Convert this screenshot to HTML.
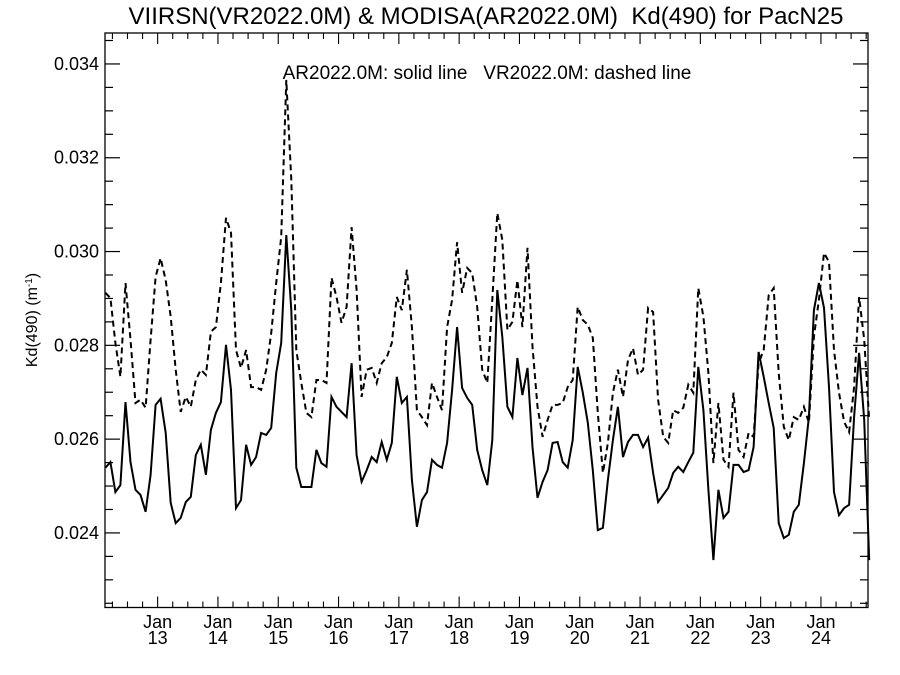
<!DOCTYPE html>
<html><head><meta charset="utf-8">
<style>
body{margin:0;background:#fff;}
svg{display:block;font-family:"Liberation Sans",sans-serif;}
</style></head>
<body>
<svg id="chart" width="900" height="675" viewBox="0 0 900 675" xmlns="http://www.w3.org/2000/svg">
<rect x="0" y="0" width="900" height="675" fill="#fff"/>
<text x="486" y="24" font-size="24" text-anchor="middle" xml:space="preserve">VIIRSN(VR2022.0M) &amp; MODISA(AR2022.0M)  Kd(490) for PacN25</text>
<text x="487" y="79" font-size="19" text-anchor="middle" xml:space="preserve">AR2022.0M: solid line   VR2022.0M: dashed line</text>
<text transform="translate(37,320) rotate(-90)" font-size="16" text-anchor="middle">Kd(490) (m<tspan baseline-shift="super" font-size="10">-1</tspan>)</text>
<g id="axes"></g>
<g id="series"></g>
</svg>
<script>
const startYear = 2012.133;
const yTickValues = [0.024, 0.026, 0.028, 0.030, 0.032, 0.034];
const yTickLabels = ["0.024", "0.026", "0.028", "0.030", "0.032", "0.034"];
const xTickYears = [2013,2014,2015,2016,2017,2018,2019,2020,2021,2022,2023,2024];
const xTickLabels = ["13","14","15","16","17","18","19","20","21","22","23","24"];
// monthly values, units of 1e-3 m^-1
const modisaSolid = [25.39,25.51,24.87,25.02,26.79,25.51,24.92,24.81,24.45,25.24,26.73,26.86,26.13,24.64,24.21,24.32,24.66,24.77,25.66,25.88,25.24,26.20,26.56,26.79,28.01,27.05,24.53,24.70,25.88,25.45,25.62,26.13,26.09,26.24,27.41,28.05,30.35,28.75,25.39,24.98,24.98,24.98,25.77,25.49,25.41,26.90,26.69,26.58,26.47,27.62,25.66,25.09,25.34,25.62,25.51,25.94,25.56,25.92,27.33,26.77,26.90,25.13,24.13,24.70,24.87,25.56,25.45,25.39,25.92,27.05,28.39,27.09,26.88,26.73,25.77,25.34,25.02,25.98,29.18,28.18,26.69,26.47,27.73,26.94,27.52,25.83,24.75,25.09,25.34,25.92,25.94,25.51,25.39,25.98,27.54,26.99,26.35,25.34,24.06,24.11,25.13,25.98,26.69,25.62,25.94,26.09,26.09,25.83,26.03,25.28,24.66,24.81,24.96,25.28,25.41,25.30,25.51,25.71,27.54,26.62,24.92,23.42,24.92,24.32,24.45,25.45,25.45,25.30,25.34,25.83,27.86,27.33,26.77,26.24,24.21,23.89,23.96,24.45,24.60,25.49,26.47,28.75,29.33,28.80,27.11,24.87,24.38,24.53,24.60,26.47,27.84,26.41,23.42];
const viirsDashed = [29.12,29.01,28.05,27.33,29.33,28.12,26.77,26.84,26.67,28.12,29.46,29.86,29.39,28.61,27.48,26.58,26.90,26.69,27.26,27.48,27.37,28.29,28.39,29.33,30.72,30.40,27.90,27.52,27.90,27.11,27.11,27.05,27.48,28.26,29.33,30.31,33.66,31.53,27.90,27.20,26.56,26.47,27.26,27.26,27.20,29.44,29.03,28.48,28.82,30.52,29.18,26.90,27.48,27.52,27.20,27.62,27.75,28.05,29.03,28.75,29.61,28.39,26.62,26.47,26.30,27.20,26.90,26.62,28.39,28.97,30.20,29.12,29.65,29.54,28.82,27.48,27.20,28.97,30.82,30.25,28.33,28.50,29.39,28.39,30.08,27.97,26.69,26.05,26.41,26.73,26.73,26.77,27.11,27.26,28.82,28.54,28.44,28.16,26.56,25.28,25.92,26.99,27.48,26.90,27.69,27.94,27.37,27.48,28.80,28.71,26.84,26.05,25.92,26.62,26.56,26.67,27.16,26.99,29.22,28.61,27.41,25.49,26.77,25.56,25.41,26.99,25.77,25.62,26.13,26.05,27.62,27.90,29.07,29.22,27.41,26.26,25.98,26.47,26.41,26.69,26.35,28.18,28.97,29.97,29.78,27.90,26.99,26.37,26.15,27.11,29.03,28.12,26.41];

const NS = "http://www.w3.org/2000/svg";
const L = 105, R = 868, T = 33, B = 607.5;
const yMin = 0.02241, yMax = 0.03466;
const xMin = 2012.127, xMax = 2024.78;
function sx(t){ return L + (t - xMin) / (xMax - xMin) * (R - L); }
function sy(v){ return B - (v - yMin) / (yMax - yMin) * (B - T); }
function mk(tag, attrs, parent){ const e = document.createElementNS(NS, tag); for (const k in attrs) e.setAttribute(k, attrs[k]); parent.appendChild(e); return e; }

const axes = document.getElementById('axes');
const frame = mk('rect', {x:L, y:T, width:R-L, height:B-T, fill:'none', stroke:'#000', 'stroke-width':1.3}, axes);



for (let v = 0.0225; v <= 0.0347; v += 0.0005) {
  const vv = Math.round(v * 10000) / 10000;
  const major = Math.abs(vv * 500 - Math.round(vv * 500)) < 1e-6;
  const len = major ? 15 : 8;
  const y = sy(vv);
  const t1 = mk('line', {x1:L, x2:L+len, y1:y, y2:y, stroke:'#000', 'stroke-width':1.2}, axes);
  
  
  const t2 = mk('line', {x1:R, x2:R-len, y1:y, y2:y, stroke:'#000', 'stroke-width':1.2}, axes);
  
  
}
yTickValues.forEach((v, i) => {
  const t = mk('text', {x:L-6, y:sy(v)+6, 'font-size':18, 'text-anchor':'end'}, axes);
  t.textContent = yTickLabels[i];
  
  
});
for (let q = 2012.25; q < xMax; q += 0.25) {
  const major = Math.abs(q - Math.round(q)) < 1e-6;
  const len = major ? 11 : 6;
  const x = sx(q);
  if (x < L) continue;
  const b = mk('line', {x1:x, x2:x, y1:B, y2:B-len, stroke:'#000', 'stroke-width':1.1}, axes);
  
  
  const tp = mk('line', {x1:x, x2:x, y1:T, y2:T+len, stroke:'#000', 'stroke-width':1.1}, axes);
  
  
}
xTickYears.forEach((yr, i) => {
  const x = sx(yr);
  const a = mk('text', {x:x, y:628, 'font-size':18, 'text-anchor':'middle'}, axes);
  a.textContent = 'Jan';
  
  
  const b = mk('text', {x:x, y:644, 'font-size':18, 'text-anchor':'middle'}, axes);
  b.textContent = xTickLabels[i];
  
  
});

const series = document.getElementById('series');
function pts(arr){ return arr.map((v, i) => sx(startYear + i / 12).toFixed(1) + ',' + sy(v / 1000).toFixed(1)).join(' '); }
const d = mk('polyline', {points: pts(viirsDashed), fill:'none', stroke:'#000', 'stroke-width':2, 'stroke-dasharray':'6,4'}, series);


const s = mk('polyline', {points: pts(modisaSolid), fill:'none', stroke:'#000', 'stroke-width':2}, series);


</script>
</body></html>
--------
Task to complete: Each line of the material must be retyped exactly, except that images are omitted.

Expected answer:
Convert this screenshot to HTML.
<!DOCTYPE html>
<html><head><meta charset="utf-8">
<style>
body{margin:0;background:#fff;}
svg{display:block;font-family:"Liberation Sans",sans-serif;}
</style></head>
<body>
<svg id="chart" width="900" height="675" viewBox="0 0 900 675" xmlns="http://www.w3.org/2000/svg">
<rect x="0" y="0" width="900" height="675" fill="#fff"/>
<text x="486" y="24" font-size="24" text-anchor="middle" xml:space="preserve">VIIRSN(VR2022.0M) &amp; MODISA(AR2022.0M)  Kd(490) for PacN25</text>
<text x="487" y="79" font-size="19" text-anchor="middle" xml:space="preserve">AR2022.0M: solid line   VR2022.0M: dashed line</text>
<text transform="translate(37,320) rotate(-90)" font-size="16" text-anchor="middle">Kd(490) (m<tspan baseline-shift="super" font-size="10">-1</tspan>)</text>
<g id="axes"></g>
<g id="series"></g>
</svg>
<script>
const startYear = 2012.133;
const yTickValues = [0.024, 0.026, 0.028, 0.030, 0.032, 0.034];
const yTickLabels = ["0.024", "0.026", "0.028", "0.030", "0.032", "0.034"];
const xTickYears = [2013,2014,2015,2016,2017,2018,2019,2020,2021,2022,2023,2024];
const xTickLabels = ["13","14","15","16","17","18","19","20","21","22","23","24"];
// monthly values, units of 1e-3 m^-1
const modisaSolid = [25.39,25.51,24.87,25.02,26.79,25.51,24.92,24.81,24.45,25.24,26.73,26.86,26.13,24.64,24.21,24.32,24.66,24.77,25.66,25.88,25.24,26.20,26.56,26.79,28.01,27.05,24.53,24.70,25.88,25.45,25.62,26.13,26.09,26.24,27.41,28.05,30.35,28.75,25.39,24.98,24.98,24.98,25.77,25.49,25.41,26.90,26.69,26.58,26.47,27.62,25.66,25.09,25.34,25.62,25.51,25.94,25.56,25.92,27.33,26.77,26.90,25.13,24.13,24.70,24.87,25.56,25.45,25.39,25.92,27.05,28.39,27.09,26.88,26.73,25.77,25.34,25.02,25.98,29.18,28.18,26.69,26.47,27.73,26.94,27.52,25.83,24.75,25.09,25.34,25.92,25.94,25.51,25.39,25.98,27.54,26.99,26.35,25.34,24.06,24.11,25.13,25.98,26.69,25.62,25.94,26.09,26.09,25.83,26.03,25.28,24.66,24.81,24.96,25.28,25.41,25.30,25.51,25.71,27.54,26.62,24.92,23.42,24.92,24.32,24.45,25.45,25.45,25.30,25.34,25.83,27.86,27.33,26.77,26.24,24.21,23.89,23.96,24.45,24.60,25.49,26.47,28.75,29.33,28.80,27.11,24.87,24.38,24.53,24.60,26.47,27.84,26.41,23.42];
const viirsDashed = [29.12,29.01,28.05,27.33,29.33,28.12,26.77,26.84,26.67,28.12,29.46,29.86,29.39,28.61,27.48,26.58,26.90,26.69,27.26,27.48,27.37,28.29,28.39,29.33,30.72,30.40,27.90,27.52,27.90,27.11,27.11,27.05,27.48,28.26,29.33,30.31,33.66,31.53,27.90,27.20,26.56,26.47,27.26,27.26,27.20,29.44,29.03,28.48,28.82,30.52,29.18,26.90,27.48,27.52,27.20,27.62,27.75,28.05,29.03,28.75,29.61,28.39,26.62,26.47,26.30,27.20,26.90,26.62,28.39,28.97,30.20,29.12,29.65,29.54,28.82,27.48,27.20,28.97,30.82,30.25,28.33,28.50,29.39,28.39,30.08,27.97,26.69,26.05,26.41,26.73,26.73,26.77,27.11,27.26,28.82,28.54,28.44,28.16,26.56,25.28,25.92,26.99,27.48,26.90,27.69,27.94,27.37,27.48,28.80,28.71,26.84,26.05,25.92,26.62,26.56,26.67,27.16,26.99,29.22,28.61,27.41,25.49,26.77,25.56,25.41,26.99,25.77,25.62,26.13,26.05,27.62,27.90,29.07,29.22,27.41,26.26,25.98,26.47,26.41,26.69,26.35,28.18,28.97,29.97,29.78,27.90,26.99,26.37,26.15,27.11,29.03,28.12,26.41];

const NS = "http://www.w3.org/2000/svg";
const L = 105, R = 868, T = 33, B = 607.5;
const yMin = 0.02241, yMax = 0.03466;
const xMin = 2012.127, xMax = 2024.78;
function sx(t){ return L + (t - xMin) / (xMax - xMin) * (R - L); }
function sy(v){ return B - (v - yMin) / (yMax - yMin) * (B - T); }
function mk(tag, attrs, parent){ const e = document.createElementNS(NS, tag); for (const k in attrs) e.setAttribute(k, attrs[k]); parent.appendChild(e); return e; }

const axes = document.getElementById('axes');
const frame = mk('rect', {x:L, y:T, width:R-L, height:B-T, fill:'none', stroke:'#000', 'stroke-width':1.3}, axes);



for (let v = 0.0225; v <= 0.0347; v += 0.0005) {
  const vv = Math.round(v * 10000) / 10000;
  const major = Math.abs(vv * 500 - Math.round(vv * 500)) < 1e-6;
  const len = major ? 15 : 8;
  const y = sy(vv);
  const t1 = mk('line', {x1:L, x2:L+len, y1:y, y2:y, stroke:'#000', 'stroke-width':1.2}, axes);
  
  
  const t2 = mk('line', {x1:R, x2:R-len, y1:y, y2:y, stroke:'#000', 'stroke-width':1.2}, axes);
  
  
}
yTickValues.forEach((v, i) => {
  const t = mk('text', {x:L-6, y:sy(v)+6, 'font-size':18, 'text-anchor':'end'}, axes);
  t.textContent = yTickLabels[i];
  
  
});
for (let q = 2012.25; q < xMax; q += 0.25) {
  const major = Math.abs(q - Math.round(q)) < 1e-6;
  const len = major ? 11 : 6;
  const x = sx(q);
  if (x < L) continue;
  const b = mk('line', {x1:x, x2:x, y1:B, y2:B-len, stroke:'#000', 'stroke-width':1.1}, axes);
  
  
  const tp = mk('line', {x1:x, x2:x, y1:T, y2:T+len, stroke:'#000', 'stroke-width':1.1}, axes);
  
  
}
xTickYears.forEach((yr, i) => {
  const x = sx(yr);
  const a = mk('text', {x:x, y:628, 'font-size':18, 'text-anchor':'middle'}, axes);
  a.textContent = 'Jan';
  
  
  const b = mk('text', {x:x, y:644, 'font-size':18, 'text-anchor':'middle'}, axes);
  b.textContent = xTickLabels[i];
  
  
});

const series = document.getElementById('series');
function pts(arr){ return arr.map((v, i) => sx(startYear + i / 12).toFixed(1) + ',' + sy(v / 1000).toFixed(1)).join(' '); }
const d = mk('polyline', {points: pts(viirsDashed), fill:'none', stroke:'#000', 'stroke-width':2, 'stroke-dasharray':'6,4'}, series);


const s = mk('polyline', {points: pts(modisaSolid), fill:'none', stroke:'#000', 'stroke-width':2}, series);


</script>
</body></html>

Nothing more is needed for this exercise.